# Edit in does not work properly please help.



## pego99 (Jan 22, 2014)

Running LR5.3 on Windows and CS6.
When I try to open in photoshop, photoshop opens but the image does not load.
This has worked before but it has stopped working.
Anyone know how to fix this please.


----------



## Victoria Bampton (Jan 23, 2014)

Any idea what happened just before it stopped working?  Or how long ago it stopped working?
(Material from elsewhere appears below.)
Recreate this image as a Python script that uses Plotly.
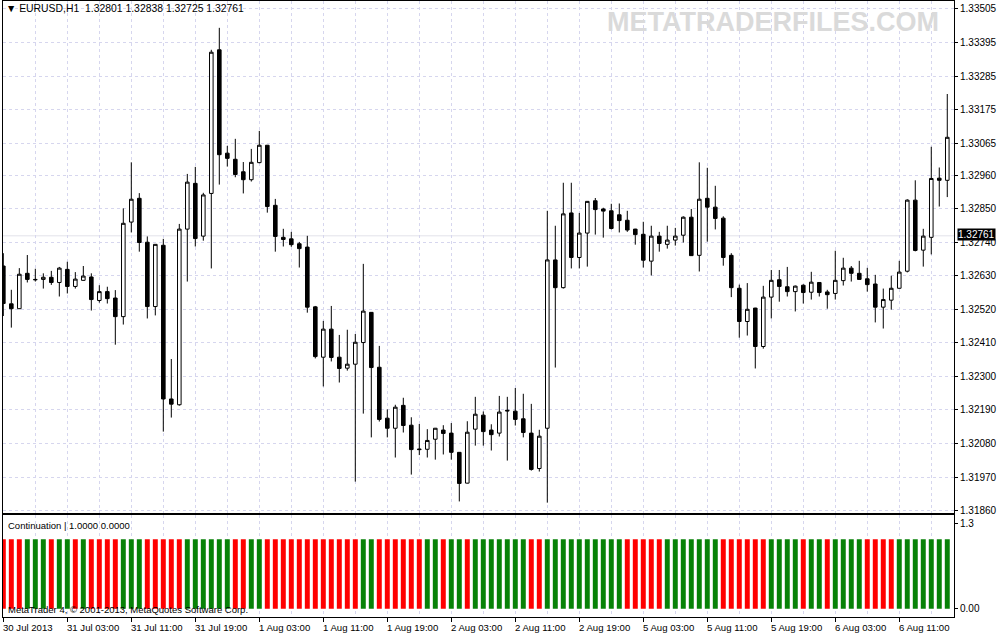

You could double check that you're running the latest ACR version, as a place to start.


----------



## pego99 (Jan 23, 2014)

Well I haven't updated the acr but I will but now it is at v7.
I decided to revert to a drive image of a few weeks ago which worked and now it is working but lightroom askes me if I should use lightroom to render the image or use the outdated acr so i chose lightroom (5.3). is this bad to do? If I select the do this always box how would I get back to this choice? Is there a way to change this selection?


----------



## Victoria Bampton (Jan 24, 2014)

V7 could explain it, particularly if you're using a camera that was released more recently.
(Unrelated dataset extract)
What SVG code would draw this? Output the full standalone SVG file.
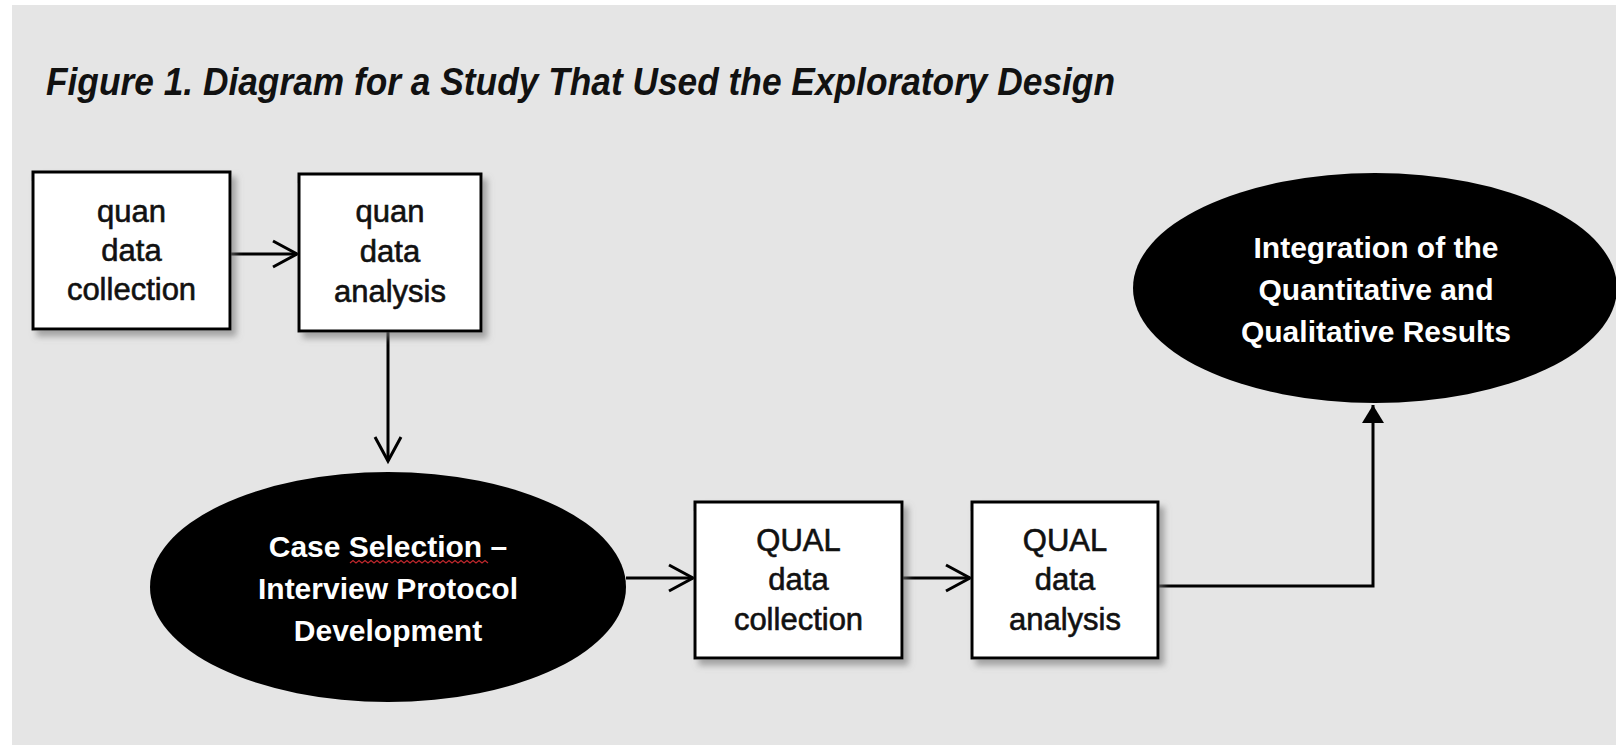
<svg xmlns="http://www.w3.org/2000/svg" width="1616" height="748" viewBox="0 0 1616 748">
<defs>
<style>
.box{fill:#fff;stroke:#000;stroke-width:3;filter:url(#sh)}
.ell{fill:#000}
.bt{font-family:"Liberation Sans",Arial,sans-serif;font-size:31px;fill:#111;stroke:#111;stroke-width:0.6;text-anchor:middle}
.et{font-family:"Liberation Sans",Arial,sans-serif;font-size:30px;font-weight:bold;fill:#fff;text-anchor:middle}
.ln{fill:none;stroke:#000;stroke-width:3}
.title{font-family:"Liberation Sans",Arial,sans-serif;font-size:38px;font-style:italic;font-weight:bold;fill:#111}
</style>
<filter id="sh" x="-10%" y="-10%" width="130%" height="130%">
<feDropShadow dx="5" dy="6" stdDeviation="3" flood-color="#777" flood-opacity="0.6"/>
</filter>
<marker id="open" markerUnits="userSpaceOnUse" markerWidth="30" markerHeight="30" viewBox="0 0 30 30" refX="26" refY="15" orient="auto" overflow="visible">
<path d="M2,2 L26,15 L2,28" fill="none" stroke="#000" stroke-width="3"/>
</marker>
<marker id="solid" markerUnits="userSpaceOnUse" markerWidth="20" markerHeight="22" viewBox="0 0 20 22" refX="18" refY="11" orient="auto" overflow="visible">
<path d="M0,0 L18,11 L0,22 Z" fill="#000"/>
</marker>
</defs>
<rect x="0" y="0" width="1616" height="748" fill="#fff"/>
<rect x="12" y="5" width="1604" height="740" fill="#e5e5e5"/>
<text class="title" x="46" y="95" textLength="1069" lengthAdjust="spacingAndGlyphs">Figure 1. Diagram for a Study That Used the Exploratory Design</text>

<g id="connectors">
<line class="ln" x1="231" y1="254" x2="297" y2="254" marker-end="url(#open)"/>
<line class="ln" x1="388" y1="332" x2="388" y2="461" marker-end="url(#open)"/>
<line class="ln" x1="626" y1="578" x2="693" y2="578" marker-end="url(#open)"/>
<line class="ln" x1="903" y1="578" x2="970" y2="578" marker-end="url(#open)"/>
<polyline class="ln" points="1159,586 1373,586 1373,405" marker-end="url(#solid)"/>
</g>

<g id="quan-collection">
<rect class="box" x="33" y="172" width="197" height="157"/>
<text class="bt" x="131.5" y="222">quan</text>
<text class="bt" x="131.5" y="261">data</text>
<text class="bt" x="131.5" y="300">collection</text>
</g>
<g id="quan-analysis">
<rect class="box" x="299" y="174" width="182" height="157"/>
<text class="bt" x="390" y="222">quan</text>
<text class="bt" x="390" y="262">data</text>
<text class="bt" x="390" y="302">analysis</text>
</g>
<g id="case-selection">
<ellipse class="ell" cx="388" cy="587" rx="238" ry="115"/>
<text class="et" x="388" y="557">Case Selection –</text>
<text class="et" x="388" y="599">Interview Protocol</text>
<text class="et" x="388" y="641">Development</text>
<path d="M350,563 l3,-2.5 l3,2.5 l3,-2.5 l3,2.5 l3,-2.5 l3,2.5 l3,-2.5 l3,2.5 l3,-2.5 l3,2.5 l3,-2.5 l3,2.5 l3,-2.5 l3,2.5 l3,-2.5 l3,2.5 l3,-2.5 l3,2.5 l3,-2.5 l3,2.5 l3,-2.5 l3,2.5 l3,-2.5 l3,2.5 l3,-2.5 l3,2.5 l3,-2.5 l3,2.5 l3,-2.5 l3,2.5 l3,-2.5 l3,2.5 l3,-2.5 l3,2.5 l3,-2.5 l3,2.5 l3,-2.5 l3,2.5 l3,-2.5 l3,2.5 l3,-2.5 l3,2.5 l3,-2.5 l3,2.5 l3,-2.5 l3,2.5" fill="none" stroke="#c0282d" stroke-width="1.2"/>
</g>
<g id="qual-collection">
<rect class="box" x="695" y="502" width="207" height="156"/>
<text class="bt" x="798.5" y="551">QUAL</text>
<text class="bt" x="798.5" y="590">data</text>
<text class="bt" x="798.5" y="630">collection</text>
</g>
<g id="qual-analysis">
<rect class="box" x="972" y="502" width="186" height="156"/>
<text class="bt" x="1065" y="551">QUAL</text>
<text class="bt" x="1065" y="590">data</text>
<text class="bt" x="1065" y="630">analysis</text>
</g>
<g id="integration">
<ellipse class="ell" cx="1375" cy="288" rx="242" ry="115"/>
<text class="et" x="1376" y="258">Integration of the</text>
<text class="et" x="1376" y="300">Quantitative and</text>
<text class="et" x="1376" y="342">Qualitative Results</text>
</g>
</svg>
Choosing Lightroom was the best thing to do in that case, because ACR would have given you a different result (if it could open it at all).  
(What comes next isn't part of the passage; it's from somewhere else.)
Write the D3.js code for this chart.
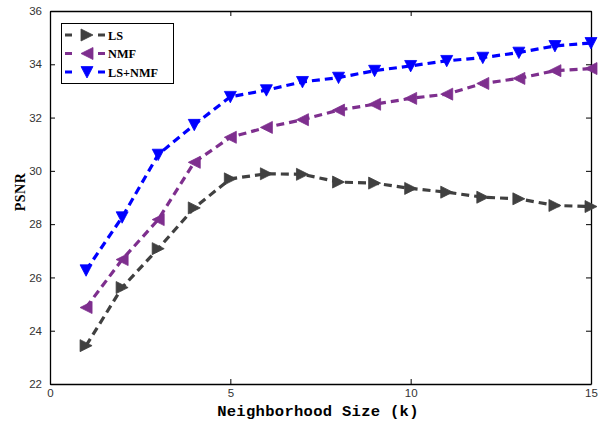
<!DOCTYPE html>
<html>
<head>
<meta charset="utf-8">
<script src="https://cdn.jsdelivr.net/npm/d3@7"></script>
<style>
  html, body { margin: 0; padding: 0; background: #fff; }
  svg { display: block; }
</style>
</head>
<body>
<svg id="chart" width="606" height="421"></svg>
<script>
// Neighborhood size k and PSNR for each method
const kValues = [1, 2, 3, 4, 5, 6, 7, 8, 9, 10, 11, 12, 13, 14, 15];
const lsPsnr = [23.44, 25.62, 27.08, 28.61, 29.70, 29.89, 29.87, 29.58, 29.54, 29.34, 29.20, 29.01, 28.95, 28.70, 28.66];
const nmfPsnr = [24.87, 26.67, 28.17, 30.32, 31.26, 31.63, 31.92, 32.28, 32.50, 32.72, 32.88, 33.28, 33.47, 33.76, 33.84];
const lsNmfPsnr = [26.27, 28.26, 30.61, 31.73, 32.78, 33.03, 33.34, 33.50, 33.76, 33.94, 34.13, 34.25, 34.44, 34.69, 34.80];
const xTicks = [0, 5, 10, 15];
const yTicks = [22, 24, 26, 28, 30, 32, 34, 36];

const series = [
  { name: "LS", values: lsPsnr, color: "#404040", marker: "right" },
  { name: "NMF", values: nmfPsnr, color: "#7e2f8e", marker: "left" },
  { name: "LS+NMF", values: lsNmfPsnr, color: "#0000ff", marker: "down" }
];

const svg = d3.select("#chart");
const plotL = 50, plotR = 591, plotT = 11, plotB = 384;

const x = d3.scaleLinear().domain([0, 15]).range([plotL, plotR]);
const y = d3.scaleLinear().domain([22, 36]).range([plotB, plotT]);

// Triangle path centred on (0,0)
function tri(dir, s) {
  const h = s * 0.5;
  if (dir === "right") return `M${-h},${-h}L${h},0L${-h},${h}Z`;
  if (dir === "left") return `M${h},${-h}L${-h},0L${h},${h}Z`;
  return `M${-h},${-h * 0.9}L${h},${-h * 0.9}L0,${h}Z`;
}

// Axes: ticks point inward, mirrored on the opposite sides
const tickFont = "Liberation Sans, Arial, sans-serif";
const axB = svg.append("g").attr("transform", `translate(0,${plotB})`)
  .call(d3.axisBottom(x).tickValues(xTicks).tickSizeInner(-5).tickSizeOuter(0).tickPadding(5));
const axL = svg.append("g").attr("transform", `translate(${plotL},0)`)
  .call(d3.axisLeft(y).tickValues(yTicks).tickSizeInner(-5).tickSizeOuter(0).tickPadding(8));
const axT = svg.append("g").attr("transform", `translate(0,${plotT})`)
  .call(d3.axisTop(x).tickValues(xTicks).tickSizeInner(-5).tickSizeOuter(0).tickFormat(""));
const axR = svg.append("g").attr("transform", `translate(${plotR},0)`)
  .call(d3.axisRight(y).tickValues(yTicks).tickSizeInner(-5).tickSizeOuter(0).tickFormat(""));
[axB, axL, axT, axR].forEach(a => {
  a.select(".domain").attr("stroke", "#000").attr("stroke-width", 1.3);
  a.selectAll(".tick line").attr("stroke", "#000").attr("stroke-width", 1);
  a.selectAll(".tick text").attr("font-family", tickFont).attr("font-size", 11.5).attr("fill", "#333");
});

// Series lines and markers
const line = d3.line().x((d, i) => x(kValues[i])).y(d => y(d));
series.forEach(s => {
  svg.append("path")
    .attr("d", line(s.values))
    .attr("fill", "none")
    .attr("stroke", s.color)
    .attr("stroke-width", 3.2)
    .attr("stroke-dasharray", "8,5");
  svg.append("g").selectAll("path")
    .data(s.values)
    .join("path")
    .attr("transform", (d, i) => `translate(${x(kValues[i])},${y(d)})`)
    .attr("d", tri(s.marker, 12))
    .attr("fill", s.color)
    .attr("stroke", s.color)
    .attr("stroke-width", 0.8);
});

// Legend
const lg = svg.append("g");
lg.append("rect").attr("x", 61.5).attr("y", 23.5).attr("width", 112).attr("height", 60)
  .attr("fill", "#fff").attr("stroke", "#000").attr("stroke-width", 1);
series.forEach((s, i) => {
  const cy = 35 + i * 18.5;
  lg.append("line").attr("x1", 65).attr("x2", 105).attr("y1", cy).attr("y2", cy)
    .attr("stroke", s.color).attr("stroke-width", 3.2).attr("stroke-dasharray", "7,26,7");
  lg.append("path").attr("transform", `translate(87,${cy})`).attr("d", tri(s.marker, 12))
    .attr("fill", s.color).attr("stroke", s.color).attr("stroke-width", 0.8);
  lg.append("text").attr("x", 108).attr("y", cy + 4.5)
    .attr("font-family", "Liberation Serif, Times New Roman, serif").attr("font-weight", "bold")
    .attr("font-size", 12.3).attr("fill", "#000").text(s.name);
});

// Axis titles
svg.append("text").attr("x", 318).attr("y", 416)
  .attr("text-anchor", "middle")
  .attr("font-family", "Liberation Mono, Courier New, monospace").attr("font-weight", "bold")
  .attr("font-size", 15.5).attr("letter-spacing", 0.3).attr("fill", "#000").text("Neighborhood Size (k)");
svg.append("text").attr("transform", `translate(25,192) rotate(-90)`)
  .attr("text-anchor", "middle")
  .attr("font-family", "Liberation Serif, Times New Roman, serif").attr("font-weight", "bold")
  .attr("font-size", 14).attr("letter-spacing", 0.5).attr("fill", "#000").text("PSNR");
</script>
</body>
</html>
If you check the 'always' checkbox, then you just have to press the 'reset all warning dialogs' button in preferences to show it again later.


----------



## pego99 (Jan 24, 2014)

Thanks Victoria. Yes the camera is new the Nikon D610. 

So how does lightroom 5.3 render the image without the ACR 8.3? 

Also I have searched everywhere on the website for a acr 8.3 plugin but can't find it. 
The weird thing is the DNG Converter 8.3 in it's description says it is also a acr 8.3 but I see no evidence of that after installing the DNG converter.
So very confusing.


----------



## DaveS (Jan 24, 2014)

Installing the latest DNG converter doesn't install ACR 8.3 for photoshop to use (but has a version of it built in for it's own use).   And Lightroom 5.3 has what amounts to ACR 8.3 built into it, so it can render using it.  But again, installing Lightroom 5.3 doesn't install ACR 8.3 for photoshop or the DNG converter to use either.      You can "update" photoshop CS6 to the latest build of photoshop CS6 by going to Help/Updates... in CS6.  Then you do have ACR 8.3 for photoshop's benefit.

So unless you do the latter update, you won't ever see ACR 8.3 sitting there for photoshop to use.


----------



## Jim Wilde (Jan 24, 2014)

Spot on. I did in fact explain all that in the OP's other thread:

http://www.lightroomqueen.com/commu...xplain-this-Adobe-Camera-Raw-8-3-installation


----------